Prof Ng mentioned in one of his videos that you could use an activation function for the output layer other than Sigmoid. However, all subsequent calculations of Back Prop were based on having a Sigmoid activation function and its cost function (as defined for LR).

Is there a reference or some guidance on how/what to get a Cost Function when the activation function in the output layer is not a Sigmoid, say ReLU (as suggested in one example by Prof Ng).

I’m just trying to get a generalized broad understanding on where we can tweak and play with the algorithm.


Hi @Anas_Al_Zabiby, this seems an interesting query and here’s a thread that you can go through to get an idea on why or why not to use ReLU as an activation function for the output layer.
Also, @paulinpaloalto sir and other mentors could throw other realistic approaches towards this query. Thanks!

Hello, @Anas_Al_Zabiby. In terms of mere feasibility, a wide range of activation functions could be applied in the output layer. But the choice of the output activation should be chosen according to the task at hand.

In (logistic) binary classification, we need an output that can be interpreted as a probability, i.e. a number between zero and one, to decide if an example (e.g. a digitized image) is one of a particular class (e.g. a cat), or not. In terms of probability theory, the sigmoid (i.e. logistic) activation function is a proper “cumulative distribution function” which satisfies the requirement (i.e. axioms) of a probability measure. In this case, ReLU and tanh, for example, are non-starters.

An alternative to the logistic regression model could, for example, the the “probit model” where the cumulative distribution function is that corresponding to the Normal distribution. The shape of probit function closely mimics that of the logistic, but is (way) more burdensome from a computational perspective. Hence, the popularity of the logistic. The main point is that the output activation must be appropriate to the task.

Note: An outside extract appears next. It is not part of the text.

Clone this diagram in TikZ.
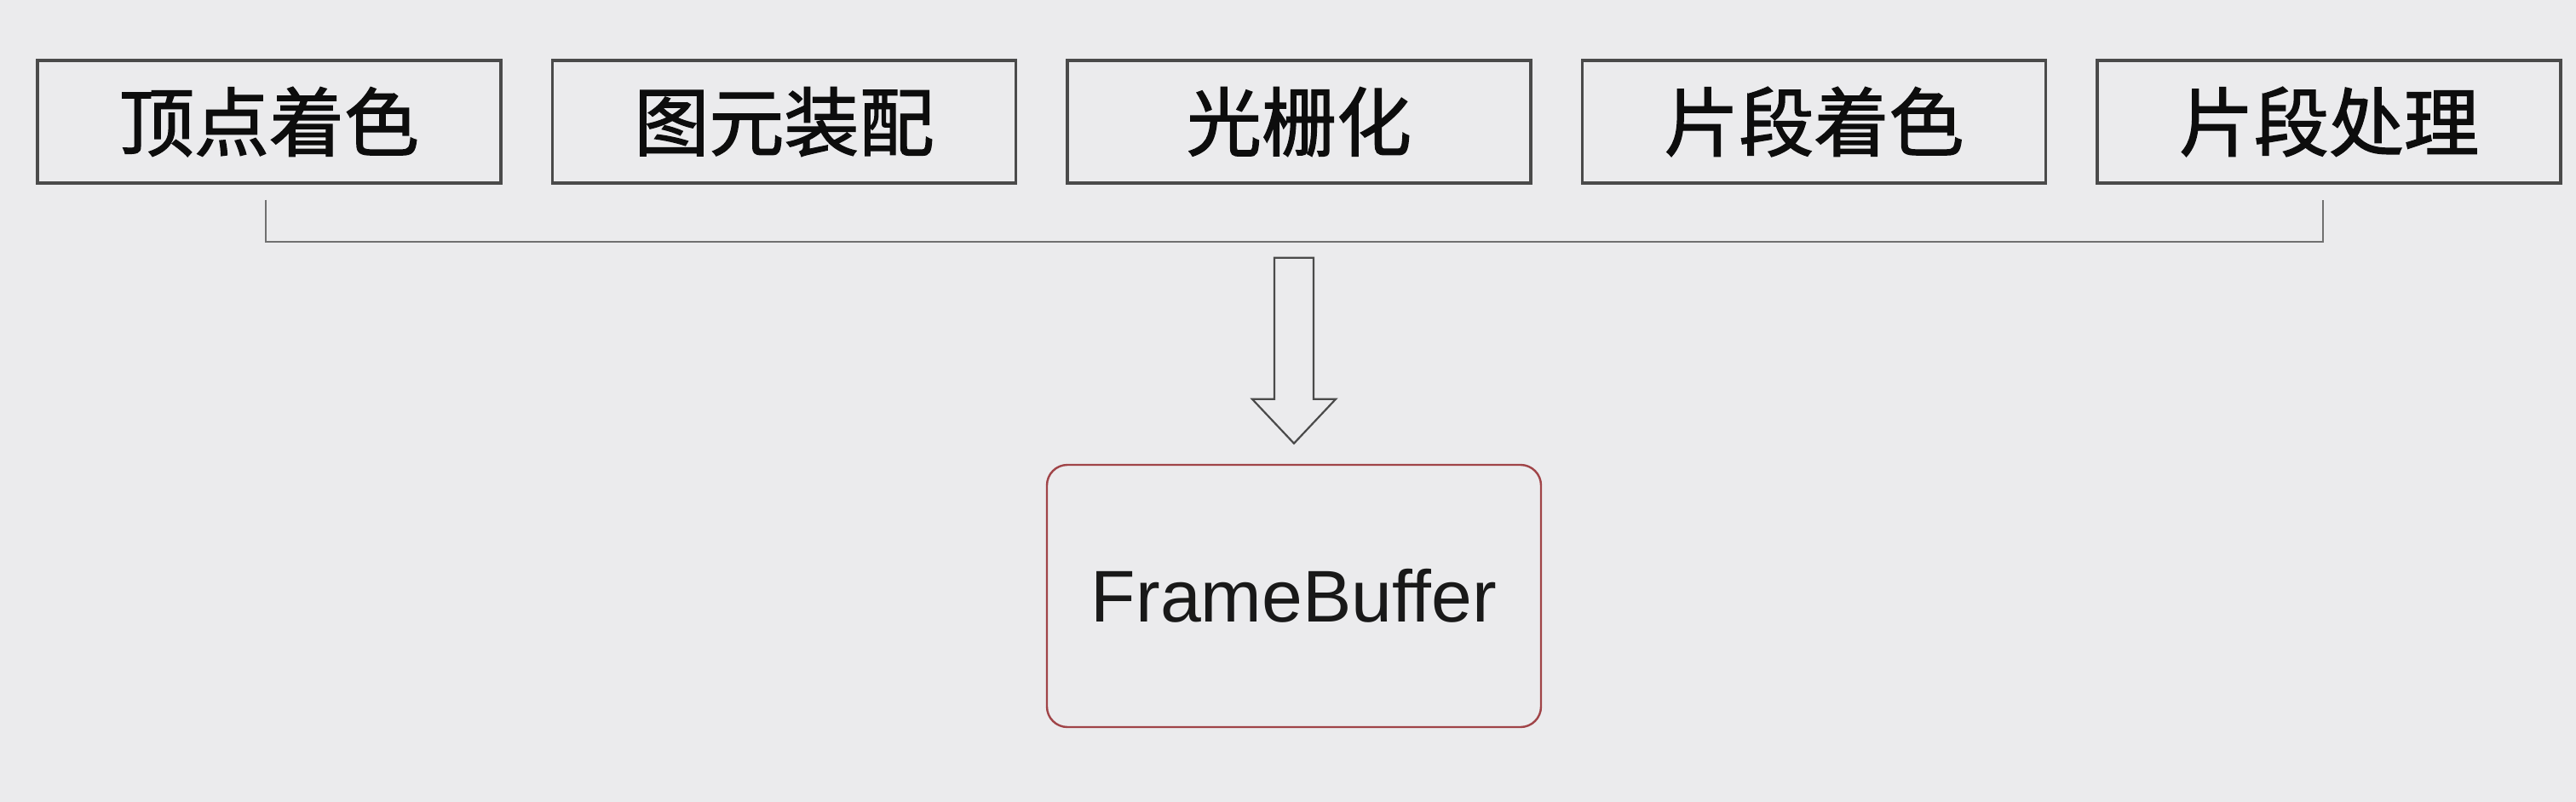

For experimental purposes, just about anything that “squashes” the real line into a [0, 1] range is worth a try. These include the “Heaviside function” and a truncated linear regression model where all z values (linear activations) below zero are set to zero, and those above one are set to one. Good hunting!

1 Like

@kenb sir, good explanation! Thanks!

As Ken said in his great explanation, the choice of activation at the output layer fundamentally depends on what the meaning of the output value is and what you are trying to accomplish with your neural network. If it’s a binary (“yes/no”) classification problem, then Ken explained why ReLU would not be a useful choice. The cases that Prof Ng was probably referring to where ReLU could be used at the output layer is when the purpose of your network is a “regression problem”: that is a problem in which the output is a continuous real number that predicts some other kind of value like a house price or the air temperature or the amount of precipitation. It is perfectly possible to use neural networks to predict other kinds of outputs besides “yes/no” classifications. If you consider the case of trying to predict a stock price, for example, then you could use ReLU as the output activation and then use a “distance based” loss function such as MAE (Mean Absolute Error) or MSE (Mean Squared Error). The point is that you want to choose an appropriate measure for how good or bad your prediction is. In the case you’re trying to predict a positive number that could be between 0 and \infty basically, then the combination of ReLU plus MSE would probably be a good choice. Of course you would need to go through the calculations for both forward and backward propagation to adjust for the new functions. MSE is generally preferred over MAE because the derivatives are better behaved and the quadratic behavior punishes wrong answers more severely than small errors.

1 Like

@paulinpaloalto sir, thank you to you too! Very well explained!

Hi @paulinpaloalto , this makes a lot of sense. It’s exactly what I wanted to know.

I understand the links between gradients and the cost function, and it bothered me that we tweaked hidden layers and argued using different activations, but the output stays as is; it’s a bit trickier especially that it’s linked to a cost function that also needs to change if the output activation outputs anything besides the ‘yes/no’ classification.

That said, thanks for providing your input about the MSE cost with ReLU.

@kenb thanks a lot for the elaborate details. I agree, the output activation must be appropriate to the task, and surely, some tasks demand understanding how the output activation (and its cost if output is outside [0,1]) can change to fit the question asked.